What to do: Copy each line exactly. Drop every picture.
———
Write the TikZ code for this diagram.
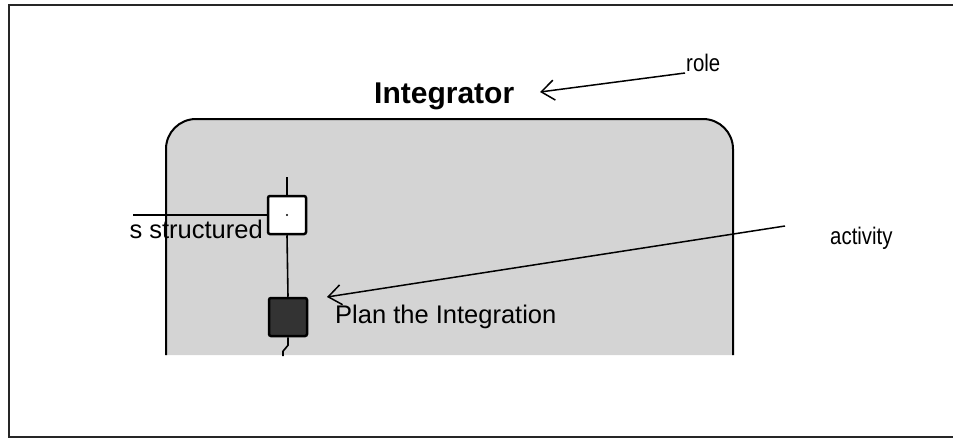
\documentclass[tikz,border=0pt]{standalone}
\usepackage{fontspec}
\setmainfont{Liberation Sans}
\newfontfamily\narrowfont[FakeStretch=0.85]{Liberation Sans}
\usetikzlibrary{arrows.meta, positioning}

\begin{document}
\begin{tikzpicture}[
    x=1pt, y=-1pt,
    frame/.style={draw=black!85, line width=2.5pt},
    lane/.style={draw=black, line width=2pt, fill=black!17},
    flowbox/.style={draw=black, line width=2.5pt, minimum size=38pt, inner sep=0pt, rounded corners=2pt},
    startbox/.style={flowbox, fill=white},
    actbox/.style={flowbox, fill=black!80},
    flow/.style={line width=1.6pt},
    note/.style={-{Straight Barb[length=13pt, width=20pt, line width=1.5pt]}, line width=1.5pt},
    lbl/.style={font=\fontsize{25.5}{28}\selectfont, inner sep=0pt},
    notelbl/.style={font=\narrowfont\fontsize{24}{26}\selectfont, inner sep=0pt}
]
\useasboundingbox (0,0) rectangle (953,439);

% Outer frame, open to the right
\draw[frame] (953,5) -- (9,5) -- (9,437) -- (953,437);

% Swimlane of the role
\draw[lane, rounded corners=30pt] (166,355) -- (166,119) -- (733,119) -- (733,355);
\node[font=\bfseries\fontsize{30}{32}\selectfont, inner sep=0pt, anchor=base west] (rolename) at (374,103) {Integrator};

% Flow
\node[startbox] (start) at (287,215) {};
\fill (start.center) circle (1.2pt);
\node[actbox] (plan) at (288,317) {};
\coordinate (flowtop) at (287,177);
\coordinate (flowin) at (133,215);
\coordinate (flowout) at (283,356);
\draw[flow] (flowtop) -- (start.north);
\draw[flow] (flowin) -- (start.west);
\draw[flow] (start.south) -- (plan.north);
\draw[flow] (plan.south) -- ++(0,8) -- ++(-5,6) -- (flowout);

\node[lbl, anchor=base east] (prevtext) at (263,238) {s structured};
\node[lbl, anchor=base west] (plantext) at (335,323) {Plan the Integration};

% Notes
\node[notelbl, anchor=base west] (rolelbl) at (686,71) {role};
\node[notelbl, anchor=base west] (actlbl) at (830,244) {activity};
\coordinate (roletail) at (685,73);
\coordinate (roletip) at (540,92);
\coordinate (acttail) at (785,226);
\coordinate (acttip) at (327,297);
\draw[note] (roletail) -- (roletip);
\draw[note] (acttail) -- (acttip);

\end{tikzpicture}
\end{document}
———
Task result:
Write the TikZ code for this diagram.
\documentclass[tikz,border=0pt]{standalone}
\usepackage{fontspec}
\setmainfont{Liberation Sans}
\newfontfamily\narrowfont[FakeStretch=0.85]{Liberation Sans}
\usetikzlibrary{arrows.meta, positioning}

\begin{document}
\begin{tikzpicture}[
    x=1pt, y=-1pt,
    frame/.style={draw=black!85, line width=2.5pt},
    lane/.style={draw=black, line width=2pt, fill=black!17},
    flowbox/.style={draw=black, line width=2.5pt, minimum size=38pt, inner sep=0pt, rounded corners=2pt},
    startbox/.style={flowbox, fill=white},
    actbox/.style={flowbox, fill=black!80},
    flow/.style={line width=1.6pt},
    note/.style={-{Straight Barb[length=13pt, width=20pt, line width=1.5pt]}, line width=1.5pt},
    lbl/.style={font=\fontsize{25.5}{28}\selectfont, inner sep=0pt},
    notelbl/.style={font=\narrowfont\fontsize{24}{26}\selectfont, inner sep=0pt}
]
\useasboundingbox (0,0) rectangle (953,439);

% Outer frame, open to the right
\draw[frame] (953,5) -- (9,5) -- (9,437) -- (953,437);

% Swimlane of the role
\draw[lane, rounded corners=30pt] (166,355) -- (166,119) -- (733,119) -- (733,355);
\node[font=\bfseries\fontsize{30}{32}\selectfont, inner sep=0pt, anchor=base west] (rolename) at (374,103) {Integrator};

% Flow
\node[startbox] (start) at (287,215) {};
\fill (start.center) circle (1.2pt);
\node[actbox] (plan) at (288,317) {};
\coordinate (flowtop) at (287,177);
\coordinate (flowin) at (133,215);
\coordinate (flowout) at (283,356);
\draw[flow] (flowtop) -- (start.north);
\draw[flow] (flowin) -- (start.west);
\draw[flow] (start.south) -- (plan.north);
\draw[flow] (plan.south) -- ++(0,8) -- ++(-5,6) -- (flowout);

\node[lbl, anchor=base east] (prevtext) at (263,238) {s structured};
\node[lbl, anchor=base west] (plantext) at (335,323) {Plan the Integration};

% Notes
\node[notelbl, anchor=base west] (rolelbl) at (686,71) {role};
\node[notelbl, anchor=base west] (actlbl) at (830,244) {activity};
\coordinate (roletail) at (685,73);
\coordinate (roletip) at (540,92);
\coordinate (acttail) at (785,226);
\coordinate (acttip) at (327,297);
\draw[note] (roletail) -- (roletip);
\draw[note] (acttail) -- (acttip);

\end{tikzpicture}
\end{document}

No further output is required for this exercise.